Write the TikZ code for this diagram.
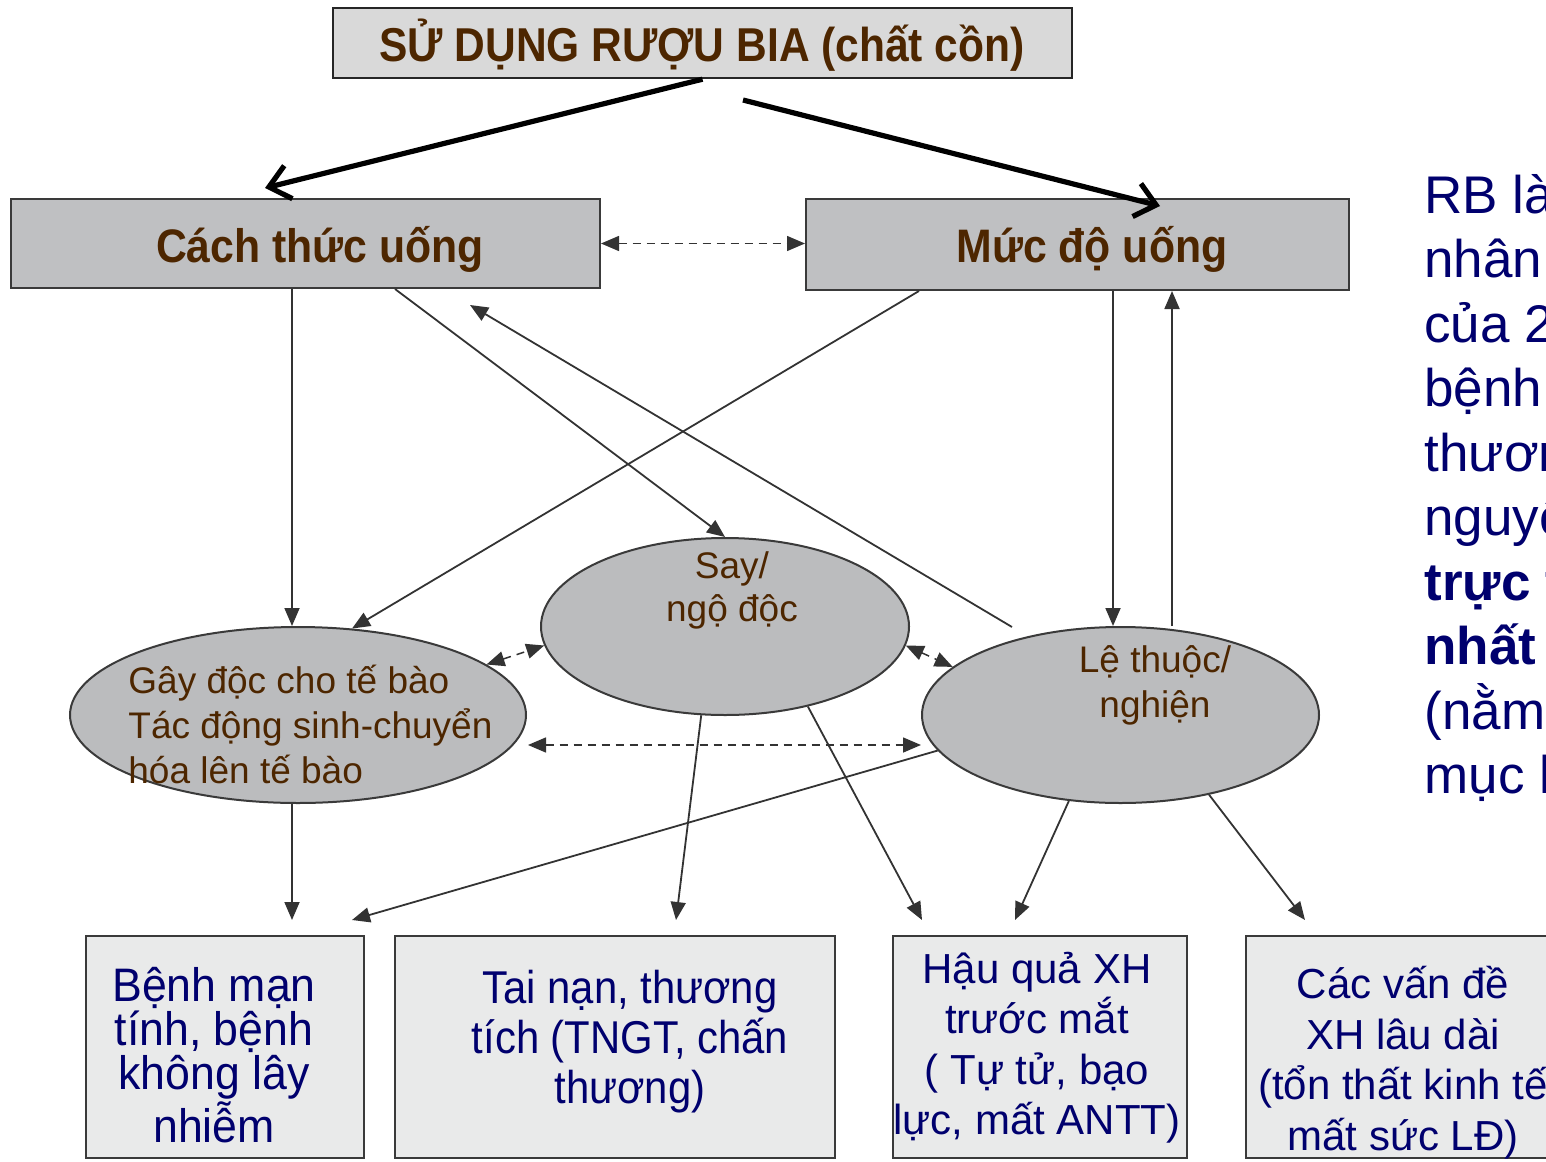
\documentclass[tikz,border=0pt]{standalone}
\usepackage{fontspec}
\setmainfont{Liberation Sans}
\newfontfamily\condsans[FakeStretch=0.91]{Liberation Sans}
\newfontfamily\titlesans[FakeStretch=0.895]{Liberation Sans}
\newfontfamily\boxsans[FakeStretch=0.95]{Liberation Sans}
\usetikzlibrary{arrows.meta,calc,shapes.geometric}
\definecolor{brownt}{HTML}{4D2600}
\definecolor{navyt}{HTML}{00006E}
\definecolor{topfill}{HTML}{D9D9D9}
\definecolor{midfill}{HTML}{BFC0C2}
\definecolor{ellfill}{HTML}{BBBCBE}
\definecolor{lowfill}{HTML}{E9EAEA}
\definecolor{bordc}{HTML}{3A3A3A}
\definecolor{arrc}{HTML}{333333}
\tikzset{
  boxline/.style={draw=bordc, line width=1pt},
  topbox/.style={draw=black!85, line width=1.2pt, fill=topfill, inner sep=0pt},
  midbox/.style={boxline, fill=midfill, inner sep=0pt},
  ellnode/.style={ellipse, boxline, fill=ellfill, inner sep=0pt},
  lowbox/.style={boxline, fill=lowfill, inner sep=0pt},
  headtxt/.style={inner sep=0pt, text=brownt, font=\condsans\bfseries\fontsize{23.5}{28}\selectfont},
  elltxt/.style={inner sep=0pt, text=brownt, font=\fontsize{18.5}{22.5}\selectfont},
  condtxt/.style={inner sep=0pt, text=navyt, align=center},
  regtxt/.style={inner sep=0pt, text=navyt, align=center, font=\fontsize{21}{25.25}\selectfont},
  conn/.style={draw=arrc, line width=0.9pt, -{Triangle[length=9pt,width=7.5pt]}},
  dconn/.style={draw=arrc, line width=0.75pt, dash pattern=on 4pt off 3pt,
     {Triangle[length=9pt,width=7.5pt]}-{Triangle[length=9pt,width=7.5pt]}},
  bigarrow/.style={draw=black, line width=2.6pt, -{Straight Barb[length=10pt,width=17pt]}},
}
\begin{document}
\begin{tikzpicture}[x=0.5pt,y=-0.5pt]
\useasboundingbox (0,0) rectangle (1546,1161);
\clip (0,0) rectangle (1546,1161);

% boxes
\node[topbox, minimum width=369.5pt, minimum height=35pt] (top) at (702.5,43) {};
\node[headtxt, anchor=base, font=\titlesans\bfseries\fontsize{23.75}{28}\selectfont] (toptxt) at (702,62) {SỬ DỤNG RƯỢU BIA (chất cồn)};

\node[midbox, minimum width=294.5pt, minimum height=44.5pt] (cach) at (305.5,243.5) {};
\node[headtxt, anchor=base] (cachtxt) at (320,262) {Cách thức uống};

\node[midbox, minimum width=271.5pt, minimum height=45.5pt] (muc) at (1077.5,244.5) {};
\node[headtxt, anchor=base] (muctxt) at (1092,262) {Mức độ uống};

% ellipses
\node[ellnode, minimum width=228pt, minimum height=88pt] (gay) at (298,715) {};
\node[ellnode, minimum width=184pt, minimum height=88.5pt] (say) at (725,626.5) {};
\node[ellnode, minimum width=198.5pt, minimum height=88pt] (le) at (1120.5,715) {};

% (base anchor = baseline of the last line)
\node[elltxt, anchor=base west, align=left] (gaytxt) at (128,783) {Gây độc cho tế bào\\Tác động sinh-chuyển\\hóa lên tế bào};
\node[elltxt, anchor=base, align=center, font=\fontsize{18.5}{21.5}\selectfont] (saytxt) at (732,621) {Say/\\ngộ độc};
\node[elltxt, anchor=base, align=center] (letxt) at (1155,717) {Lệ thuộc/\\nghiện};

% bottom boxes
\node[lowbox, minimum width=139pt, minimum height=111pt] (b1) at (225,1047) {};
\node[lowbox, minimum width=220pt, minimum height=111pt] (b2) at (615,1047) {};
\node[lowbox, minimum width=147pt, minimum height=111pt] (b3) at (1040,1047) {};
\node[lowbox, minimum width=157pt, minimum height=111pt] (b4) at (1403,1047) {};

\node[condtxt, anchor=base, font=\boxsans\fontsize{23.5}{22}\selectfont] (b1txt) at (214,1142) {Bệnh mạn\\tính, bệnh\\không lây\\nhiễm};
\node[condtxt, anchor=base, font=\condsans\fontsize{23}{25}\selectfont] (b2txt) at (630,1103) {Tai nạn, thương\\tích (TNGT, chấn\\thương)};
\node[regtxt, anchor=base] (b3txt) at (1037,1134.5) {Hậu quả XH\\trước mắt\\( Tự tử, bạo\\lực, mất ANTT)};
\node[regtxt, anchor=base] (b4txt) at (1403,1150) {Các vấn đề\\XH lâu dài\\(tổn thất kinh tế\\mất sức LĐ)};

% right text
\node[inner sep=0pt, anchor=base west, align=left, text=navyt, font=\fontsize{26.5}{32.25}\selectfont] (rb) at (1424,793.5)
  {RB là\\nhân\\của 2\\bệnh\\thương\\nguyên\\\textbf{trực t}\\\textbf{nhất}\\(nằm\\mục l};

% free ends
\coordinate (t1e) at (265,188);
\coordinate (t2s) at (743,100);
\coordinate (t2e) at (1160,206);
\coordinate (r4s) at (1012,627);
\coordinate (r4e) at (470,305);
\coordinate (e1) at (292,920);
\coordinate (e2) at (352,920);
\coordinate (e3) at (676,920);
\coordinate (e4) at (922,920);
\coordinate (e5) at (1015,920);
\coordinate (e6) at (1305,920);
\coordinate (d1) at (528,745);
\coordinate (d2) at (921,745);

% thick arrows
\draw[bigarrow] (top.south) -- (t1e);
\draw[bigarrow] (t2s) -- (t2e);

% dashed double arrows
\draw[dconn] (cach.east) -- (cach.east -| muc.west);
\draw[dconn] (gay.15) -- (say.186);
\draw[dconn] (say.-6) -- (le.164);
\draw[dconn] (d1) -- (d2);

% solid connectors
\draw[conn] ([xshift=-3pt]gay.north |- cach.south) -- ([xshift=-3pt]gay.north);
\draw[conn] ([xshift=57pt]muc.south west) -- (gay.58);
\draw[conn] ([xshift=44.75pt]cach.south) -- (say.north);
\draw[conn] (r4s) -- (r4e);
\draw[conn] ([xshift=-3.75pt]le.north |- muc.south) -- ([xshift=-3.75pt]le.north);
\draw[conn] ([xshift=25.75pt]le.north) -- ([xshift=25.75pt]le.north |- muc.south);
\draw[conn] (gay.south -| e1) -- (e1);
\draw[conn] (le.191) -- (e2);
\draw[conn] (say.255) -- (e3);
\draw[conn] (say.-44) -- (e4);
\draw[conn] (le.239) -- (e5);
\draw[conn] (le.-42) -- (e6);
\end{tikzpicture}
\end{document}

REQUIRED WORK
Please transcribe the material above exactly as written. Leave the pictures out.

RESULT FOR THIS EXERCISE
Write the TikZ code for this diagram.
\documentclass[tikz,border=0pt]{standalone}
\usepackage{fontspec}
\setmainfont{Liberation Sans}
\newfontfamily\condsans[FakeStretch=0.91]{Liberation Sans}
\newfontfamily\titlesans[FakeStretch=0.895]{Liberation Sans}
\newfontfamily\boxsans[FakeStretch=0.95]{Liberation Sans}
\usetikzlibrary{arrows.meta,calc,shapes.geometric}
\definecolor{brownt}{HTML}{4D2600}
\definecolor{navyt}{HTML}{00006E}
\definecolor{topfill}{HTML}{D9D9D9}
\definecolor{midfill}{HTML}{BFC0C2}
\definecolor{ellfill}{HTML}{BBBCBE}
\definecolor{lowfill}{HTML}{E9EAEA}
\definecolor{bordc}{HTML}{3A3A3A}
\definecolor{arrc}{HTML}{333333}
\tikzset{
  boxline/.style={draw=bordc, line width=1pt},
  topbox/.style={draw=black!85, line width=1.2pt, fill=topfill, inner sep=0pt},
  midbox/.style={boxline, fill=midfill, inner sep=0pt},
  ellnode/.style={ellipse, boxline, fill=ellfill, inner sep=0pt},
  lowbox/.style={boxline, fill=lowfill, inner sep=0pt},
  headtxt/.style={inner sep=0pt, text=brownt, font=\condsans\bfseries\fontsize{23.5}{28}\selectfont},
  elltxt/.style={inner sep=0pt, text=brownt, font=\fontsize{18.5}{22.5}\selectfont},
  condtxt/.style={inner sep=0pt, text=navyt, align=center},
  regtxt/.style={inner sep=0pt, text=navyt, align=center, font=\fontsize{21}{25.25}\selectfont},
  conn/.style={draw=arrc, line width=0.9pt, -{Triangle[length=9pt,width=7.5pt]}},
  dconn/.style={draw=arrc, line width=0.75pt, dash pattern=on 4pt off 3pt,
     {Triangle[length=9pt,width=7.5pt]}-{Triangle[length=9pt,width=7.5pt]}},
  bigarrow/.style={draw=black, line width=2.6pt, -{Straight Barb[length=10pt,width=17pt]}},
}
\begin{document}
\begin{tikzpicture}[x=0.5pt,y=-0.5pt]
\useasboundingbox (0,0) rectangle (1546,1161);
\clip (0,0) rectangle (1546,1161);

% boxes
\node[topbox, minimum width=369.5pt, minimum height=35pt] (top) at (702.5,43) {};
\node[headtxt, anchor=base, font=\titlesans\bfseries\fontsize{23.75}{28}\selectfont] (toptxt) at (702,62) {SỬ DỤNG RƯỢU BIA (chất cồn)};

\node[midbox, minimum width=294.5pt, minimum height=44.5pt] (cach) at (305.5,243.5) {};
\node[headtxt, anchor=base] (cachtxt) at (320,262) {Cách thức uống};

\node[midbox, minimum width=271.5pt, minimum height=45.5pt] (muc) at (1077.5,244.5) {};
\node[headtxt, anchor=base] (muctxt) at (1092,262) {Mức độ uống};

% ellipses
\node[ellnode, minimum width=228pt, minimum height=88pt] (gay) at (298,715) {};
\node[ellnode, minimum width=184pt, minimum height=88.5pt] (say) at (725,626.5) {};
\node[ellnode, minimum width=198.5pt, minimum height=88pt] (le) at (1120.5,715) {};

% (base anchor = baseline of the last line)
\node[elltxt, anchor=base west, align=left] (gaytxt) at (128,783) {Gây độc cho tế bào\\Tác động sinh-chuyển\\hóa lên tế bào};
\node[elltxt, anchor=base, align=center, font=\fontsize{18.5}{21.5}\selectfont] (saytxt) at (732,621) {Say/\\ngộ độc};
\node[elltxt, anchor=base, align=center] (letxt) at (1155,717) {Lệ thuộc/\\nghiện};

% bottom boxes
\node[lowbox, minimum width=139pt, minimum height=111pt] (b1) at (225,1047) {};
\node[lowbox, minimum width=220pt, minimum height=111pt] (b2) at (615,1047) {};
\node[lowbox, minimum width=147pt, minimum height=111pt] (b3) at (1040,1047) {};
\node[lowbox, minimum width=157pt, minimum height=111pt] (b4) at (1403,1047) {};

\node[condtxt, anchor=base, font=\boxsans\fontsize{23.5}{22}\selectfont] (b1txt) at (214,1142) {Bệnh mạn\\tính, bệnh\\không lây\\nhiễm};
\node[condtxt, anchor=base, font=\condsans\fontsize{23}{25}\selectfont] (b2txt) at (630,1103) {Tai nạn, thương\\tích (TNGT, chấn\\thương)};
\node[regtxt, anchor=base] (b3txt) at (1037,1134.5) {Hậu quả XH\\trước mắt\\( Tự tử, bạo\\lực, mất ANTT)};
\node[regtxt, anchor=base] (b4txt) at (1403,1150) {Các vấn đề\\XH lâu dài\\(tổn thất kinh tế\\mất sức LĐ)};

% right text
\node[inner sep=0pt, anchor=base west, align=left, text=navyt, font=\fontsize{26.5}{32.25}\selectfont] (rb) at (1424,793.5)
  {RB là\\nhân\\của 2\\bệnh\\thương\\nguyên\\\textbf{trực t}\\\textbf{nhất}\\(nằm\\mục l};

% free ends
\coordinate (t1e) at (265,188);
\coordinate (t2s) at (743,100);
\coordinate (t2e) at (1160,206);
\coordinate (r4s) at (1012,627);
\coordinate (r4e) at (470,305);
\coordinate (e1) at (292,920);
\coordinate (e2) at (352,920);
\coordinate (e3) at (676,920);
\coordinate (e4) at (922,920);
\coordinate (e5) at (1015,920);
\coordinate (e6) at (1305,920);
\coordinate (d1) at (528,745);
\coordinate (d2) at (921,745);

% thick arrows
\draw[bigarrow] (top.south) -- (t1e);
\draw[bigarrow] (t2s) -- (t2e);

% dashed double arrows
\draw[dconn] (cach.east) -- (cach.east -| muc.west);
\draw[dconn] (gay.15) -- (say.186);
\draw[dconn] (say.-6) -- (le.164);
\draw[dconn] (d1) -- (d2);

% solid connectors
\draw[conn] ([xshift=-3pt]gay.north |- cach.south) -- ([xshift=-3pt]gay.north);
\draw[conn] ([xshift=57pt]muc.south west) -- (gay.58);
\draw[conn] ([xshift=44.75pt]cach.south) -- (say.north);
\draw[conn] (r4s) -- (r4e);
\draw[conn] ([xshift=-3.75pt]le.north |- muc.south) -- ([xshift=-3.75pt]le.north);
\draw[conn] ([xshift=25.75pt]le.north) -- ([xshift=25.75pt]le.north |- muc.south);
\draw[conn] (gay.south -| e1) -- (e1);
\draw[conn] (le.191) -- (e2);
\draw[conn] (say.255) -- (e3);
\draw[conn] (say.-44) -- (e4);
\draw[conn] (le.239) -- (e5);
\draw[conn] (le.-42) -- (e6);
\end{tikzpicture}
\end{document}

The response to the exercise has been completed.